Туристам нравится: бросают монетки. Счастлив тот, чья монетка останется на торце сваи и не отскочит в воду.

Официально объект называется «Зайчик, спасшийся от наводнения».

Маловероятно, что на острове, ежегодно затопляемом невской водой, могли водиться зайцы. Зимой могли приходить по льду. Туда-сюда. Кора на деревьях… Осенью, да и весной тоже, никакой бы дед Мазай им тут не помог. Не было тут Дедов Мазаев.

Туда-сюда. Того не более.

И тем не менее – Заячий.

На кураже

Заячий – вроде как буквальный перевод с финского Яниссаари. Хотя и не все с этим согласны.

Шведы называли остров Веселым – Люст-хольм. Почему – неизвестно. Будто бы на нем устраивали пикники, но это самое простое объяснение. Опыт прежнего поселения на небольшом острове (пожалуй, единственный) для четырех (типа того) пионеров оказался фатальным – не перенесли зиму, хотя и это из области легенд, объясняющих в данном случае другое название: Тойфель-хольм – Чертов остров.

Однако – Веселый.

Весной 1703-го название Веселый как нельзя лучше отвечало настроению Петра.

Кажется, все его достижения тех дней случились на кураже – и взятие Ниеншанца едва ли не с ходу, и дерзкий абордаж двух шведских кораблей с лодок на веслах. На кураже – не сказать навеселе. Той весной пир следует за пиром.

«Был благодарный молебен и веселились по 3 дни» – это по овладении Ниеншанцем. Трехдневное веселье не мешало исследовательским прогулкам по Неве и ее протокам, – наверняка в одну из этих увеселительных экспедиций Петр и посетил Веселый остров – Люст-хольм. И был им пленен. Красота красотой, но и стратегическое значение не вызывало сомнений. Без всяких зайцев.

Возможность наводнений Петра, в отличие от здешних зайцев, волновала меньше всего.


Полагаю, весть о шведской эскадре, приблизившейся к устью Невы, не сильно омрачила веселье.

Скорее только усилила радость победителей: стало ясно, насколько своевременно взяли Ниеншанц. С шведских кораблей, бросивших якорь в Невской губе, конечно, была бы слышна ночная пальба, приплыви они двумя сутками раньше, и тогда бы «свейская» флотилия поступила бы, надо полагать, по обстоятельствам (хотя трудно представить как; похоже, у вице-адмирала Нумерса были проблемы как минимум с лоцманом). Как бы то ни было, шведам следовало бы поспешить с подмогой своему гарнизону, чтобы опередить появление у стен крепости русского войска; но ведь и Петр поторопился с походом – тронулись из Шлиссельбурга вслед за ладожским льдом.

Можно представить настроение Петра, только что переименовавшего Ниеншанц в Шлотбург («замо́к-крепость»).
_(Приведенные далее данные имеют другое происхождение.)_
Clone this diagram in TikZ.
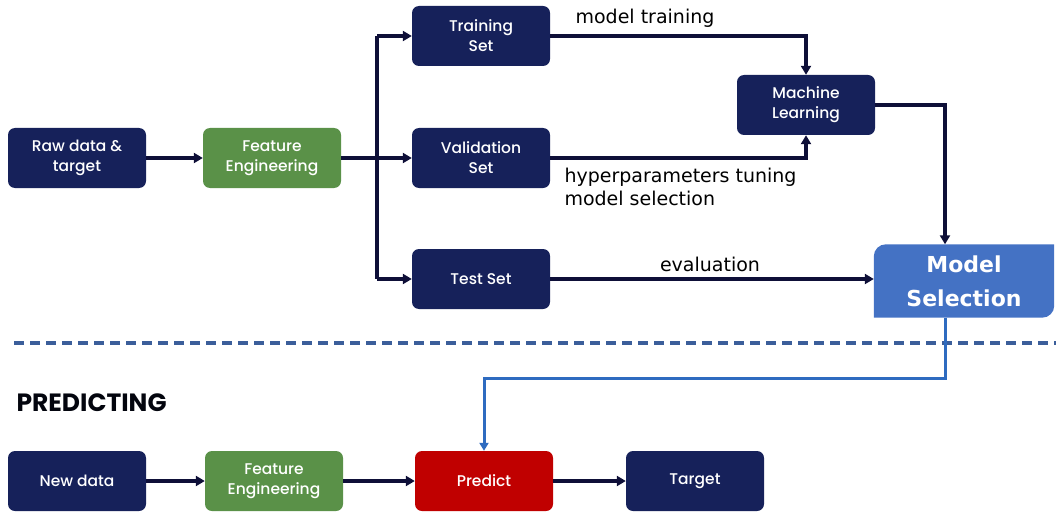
\documentclass[tikz,border=0pt]{standalone}
\usepackage{fontspec}
\setmainfont{Poppins}[UprightFont={* Medium}, BoldFont={* Bold}]
\newfontfamily\labelfont{DejaVu Sans}
\usetikzlibrary{arrows.meta,backgrounds}
\definecolor{navy}{HTML}{16215A}
\definecolor{linkdark}{HTML}{0E0F38}
\definecolor{fegreen}{HTML}{5A9148}
\definecolor{predred}{HTML}{C00000}
\definecolor{msblue}{HTML}{4472C4}
\definecolor{linkblue}{HTML}{2E6BC0}
\definecolor{dashblue}{HTML}{3B5E9A}
\tikzset{
  box/.style={rounded corners=7pt, minimum width=138pt, minimum height=60pt,
    align=center, text=white, font=\fontsize{15.5}{20}\selectfont},
  navybox/.style={box, fill=navy},
  greenbox/.style={box, fill=fegreen},
  redbox/.style={box, fill=predred},
  link/.style={line width=3.2pt, linkdark, -{Triangle[length=9pt,width=10pt]}},
  plain/.style={line width=3.2pt, linkdark},
  lbl/.style={font=\labelfont\fontsize{19}{23}\selectfont, text=black}
}
\begin{document}
\begin{tikzpicture}[x=1pt,y=1pt]
\useasboundingbox (0,0) rectangle (1056,515);
% training
\node[navybox] (raw) at (77,357) {Raw data \&\\target};
\node[greenbox] (fe) at (272,357) {Feature\\Engineering};
\node[navybox] (train) at (481,479) {Training\\Set};
\node[navybox] (valid) at (481,357) {Validation\\Set};
\node[navybox] (test) at (481,236) {Test Set};
\node[navybox] (ml) at (806,410) {Machine\\Learning};
\node[minimum width=180pt, minimum height=73pt] (ms) at (964,234) {};
\begin{scope}[on background layer]
\fill[msblue] (ms.south west) -- ([yshift=-12pt]ms.north west)
  arc (180:90:12pt) -- (ms.north east) -- ([yshift=12pt]ms.south east)
  arc (0:-90:12pt) -- cycle;
\end{scope}
\node[align=center, text=white, font=\labelfont\bfseries\fontsize{22}{34}\selectfont] at (ms) {Model\\Selection};
\coordinate (branch) at (377,357);
\draw[link] (raw) -- (fe);
\draw[link] (fe) -- (valid);
\draw[plain] (branch |- train) -- (branch |- test);
\draw[link] (branch |- train) -- (train);
\draw[link] (branch |- test) -- (test);
\draw[link] (train.east) -| (ml.north);
\draw[link] (valid.east) -| (ml.south);
\coordinate (mstop) at (945,0);
\draw[link] (ml.east) -| (mstop |- ms.north);
\draw[link] (test.east) -- (ms.west |- test.east);
\node[lbl] (lmt) at (645,497) {model training};
\node[lbl, align=left, anchor=north west] (lhp) at (561,350) {hyperparameters tuning\\model selection};
\node[lbl] (lev) at (710,251) {evaluation};
% separator
\draw[dashblue, line width=3.5pt, dash pattern=on 10pt off 6pt] (14,172) -- (1056,172);
\node[anchor=west, font=\bfseries\fontsize{25}{30}\selectfont, text=black!85!navy] (pt) at (13,112) {PREDICTING};
% predicting
\node[navybox] (new) at (77,34) {New data};
\node[greenbox] (fe2) at (274,34) {Feature\\Engineering};
\node[redbox] (pred) at (484,34) {Predict};
\node[navybox] (tgt) at (695,34) {Target};
\draw[link] (new) -- (fe2);
\draw[link] (fe2) -- (pred);
\draw[link] (pred) -- (tgt);
\draw[line width=3pt, linkblue, -{Triangle[length=8pt,width=9pt]}] (mstop |- ms.south) -- (945,137) -| (pred.north);
\end{tikzpicture}
\end{document}
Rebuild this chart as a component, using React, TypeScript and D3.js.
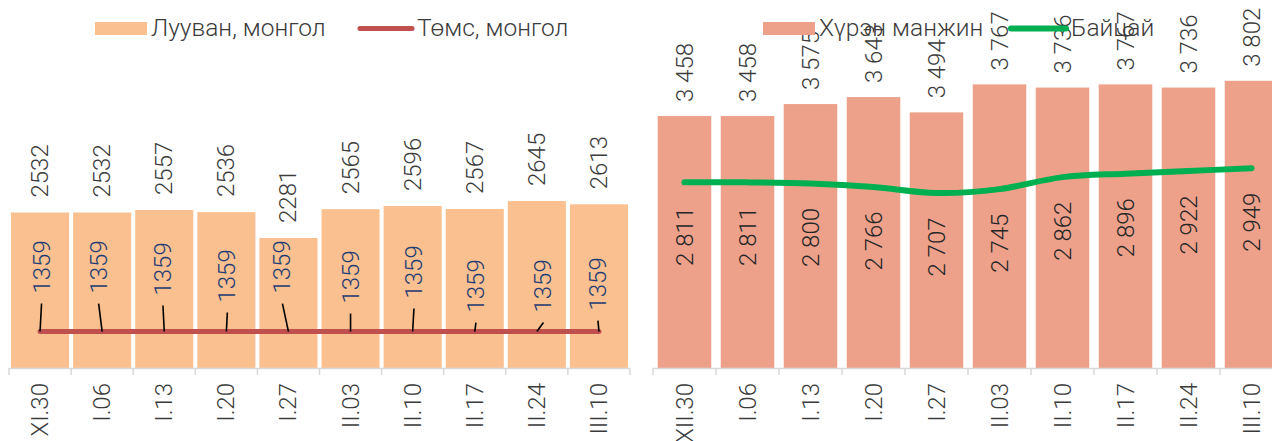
import * as d3 from 'd3';

const leftCats = ['XI.30', 'I.06', 'I.13', 'I.20', 'I.27', 'II.03', 'II.10', 'II.17', 'II.24', 'III.10'];
const carrot = [2532, 2532, 2557, 2536, 2281, 2565, 2596, 2567, 2645, 2613];
const potato = [1359, 1359, 1359, 1359, 1359, 1359, 1359, 1359, 1359, 1359];

const rightCats = ['XII.30', 'I.06', 'I.13', 'I.20', 'I.27', 'II.03', 'II.10', 'II.17', 'II.24', 'III.10'];
const beet = [3458, 3458, 3575, 3643, 3494, 3767, 3736, 3767, 3736, 3802];
const cabbage = [2811, 2811, 2800, 2766, 2707, 2745, 2862, 2896, 2922, 2949];

// manually dragged potato labels (dx from point, label bottom above line)
const potatoNudge = [
  [1.5, 38], [-3.5, 38], [-1.3, 36], [1, 29], [-6, 38],
  [0, 28], [1.3, 33], [1.2, 19], [6.6, 19], [-1, 21],
];

const W = 1272;
const H = 441;
const FONT = 'Roboto, sans-serif';
const TXT = '#3b3b3b';
const base = 368;

const spaced = d3.formatLocale({ decimal: '.', thousands: ' ', grouping: [3], currency: ['', ''] }).format(',');

function Axis({ x, cats }: { x: d3.ScaleBand<string>; cats: string[] }) {
  const [r0, r1] = x.range();
  const step = x.step();
  return (
    <g>
      <line x1={r0} x2={r1} y1={base + 0.5} y2={base + 0.5} stroke="#d9d9d9" strokeWidth={1.5} />
      {d3.range(cats.length + 1).map(i => (
        <line key={i} x1={r0 + i * step} x2={r0 + i * step} y1={base} y2={base + 7} stroke="#d9d9d9" strokeWidth={1.5} />
      ))}
      {cats.map(c => (
        <text key={c} transform={`translate(${x(c)! + x.bandwidth() / 2},${base + 15}) rotate(-90)`}
          textAnchor="end" dominantBaseline="central" fontSize={24} fill={TXT}>{c}</text>
      ))}
    </g>
  );
}

function LeftChart() {
  const x = d3.scaleBand<string>().domain(leftCats).range([9, 630]).paddingInner(0.065).paddingOuter(0.0325);
  const y = d3.scaleLinear().domain([1000, 3000]).range([base, 165]);
  const cx = (i: number) => x(leftCats[i])! + x.bandwidth() / 2;
  const line = d3.line<number>().x((_, i) => cx(i)).y(d => y(d)).curve(d3.curveCardinal.tension(0));
  return (
    <g>
      {carrot.map((v, i) => (
        <rect key={i} x={x(leftCats[i])} y={y(v)} width={x.bandwidth()} height={base - y(v)} fill="#fac090" />
      ))}
      {carrot.map((v, i) => (
        <text key={i} transform={`translate(${cx(i)},${y(v) - 15}) rotate(-90)`} dominantBaseline="central"
          fontSize={24} fill={TXT}>{v}</text>
      ))}
      <Axis x={x} cats={leftCats} />
      <path d={line(potato)!} fill="none" stroke="#c0504d" strokeWidth={5} strokeLinecap="round" />
      {potato.map((v, i) => {
        const [dx, up] = potatoNudge[i];
        const lx = cx(i) + dx;
        const ly = y(v) - up;
        return (
          <g key={i}>
            <line x1={lx} y1={ly + 10} x2={cx(i)} y2={y(v)} stroke="#000" strokeWidth={1.6} />
            <text transform={`translate(${lx},${ly}) rotate(-90)`} dominantBaseline="central" fontSize={24}
              fill="#1f3b73">{v}</text>
          </g>
        );
      })}
      <rect x={95} y={22} width={52} height={13} fill="#fac090" />
      <text x={151} y={36} fontSize={24.5} fill={TXT}>Лууван, монгол</text>
      <line x1={360} x2={412} y1={28.5} y2={28.5} stroke="#c0504d" strokeWidth={5} strokeLinecap="round" />
      <text x={417} y={36} fontSize={24.5} fill={TXT}>Төмс, монгол</text>
    </g>
  );
}

function RightChart() {
  const x = d3.scaleBand<string>().domain(rightCats).range([653, 1283]).paddingInner(0.15).paddingOuter(0.075);
  const y = d3.scaleLinear().domain([1000, 4000]).range([base, base - 307.5]);
  const cx = (i: number) => x(rightCats[i])! + x.bandwidth() / 2;
  const line = d3.line<number>().x((_, i) => cx(i)).y(d => y(d)).curve(d3.curveCardinal.tension(0));
  return (
    <g>
      {beet.map((v, i) => (
        <rect key={i} x={x(rightCats[i])} y={y(v)} width={x.bandwidth()} height={base - y(v)} fill="#eda18a" />
      ))}
      {beet.map((v, i) => (
        <text key={i} transform={`translate(${cx(i)},${y(v) - 14}) rotate(-90)`} dominantBaseline="central"
          fontSize={24} fill={TXT}>{spaced(v)}</text>
      ))}
      <Axis x={x} cats={rightCats} />
      <path d={line(cabbage)!} fill="none" stroke="#00b050" strokeWidth={6} strokeLinecap="round" />
      {cabbage.map((v, i) => (
        <text key={i} transform={`translate(${cx(i)},${y(v) + 54}) rotate(-90)`} textAnchor="middle"
          dominantBaseline="central" fontSize={24} fill="#262626">{spaced(v)}</text>
      ))}
      <rect x={763} y={22} width={52} height={13} fill="#eda18a" />
      <text x={819} y={36} fontSize={24.5} fill={TXT}>Хүрэн манжин</text>
      <line x1={1011} x2={1066} y1={28.5} y2={28.5} stroke="#00b050" strokeWidth={6} strokeLinecap="round" />
      <text x={1071} y={36} fontSize={24.5} fill={TXT}>Байцай</text>
    </g>
  );
}

export default function App() {
  return (
    <svg width={W} height={H} style={{ position: 'absolute', left: 0, top: 0, background: '#fff' }}
      fontFamily={FONT} fontWeight={300}>
      <LeftChart />
      <RightChart />
    </svg>
  );
}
Из пушек и ружей палят троекратно, комендант крепости преподносит фельдмаршалу Шереметеву ключи на тарелке, гарнизон покидает свою цитадель в соответствии с правилами почетной капитуляции: барабанная дробь, знамена, пули, должно быть, во рту (признак доблести, незамаранной чести – так, по крайней мере, было в Шлиссельбурге, так будет в Копорье) – все «по аккорду». А вот приплыли бы на взморье шведские корабли чуть раньше и услышали бы этот праздничный салют, ведь догадались бы, что неладное что-то случилось, но фортуна от шведов и здесь отвернулась – опоздали и были введены в заблуждение.

Петр не только перехитрил противника – он опередил его на несколько шагов. Дальнейшая хитрость уже походила на розыгрыш. Когда шведские корабли известили о своем появлении двумя пушечными выстрелами, со стен вновь нареченной крепости тоже нашли полезным два раза бабахнуть. Мол, здравствуйте, все хорошо. Сами ли догадались, или было кому подсказать, кто ж знает, но и потом – в режиме подачи успокоительного – двукратные залпы давали два раза на дню, утром и вечером. И это сработало.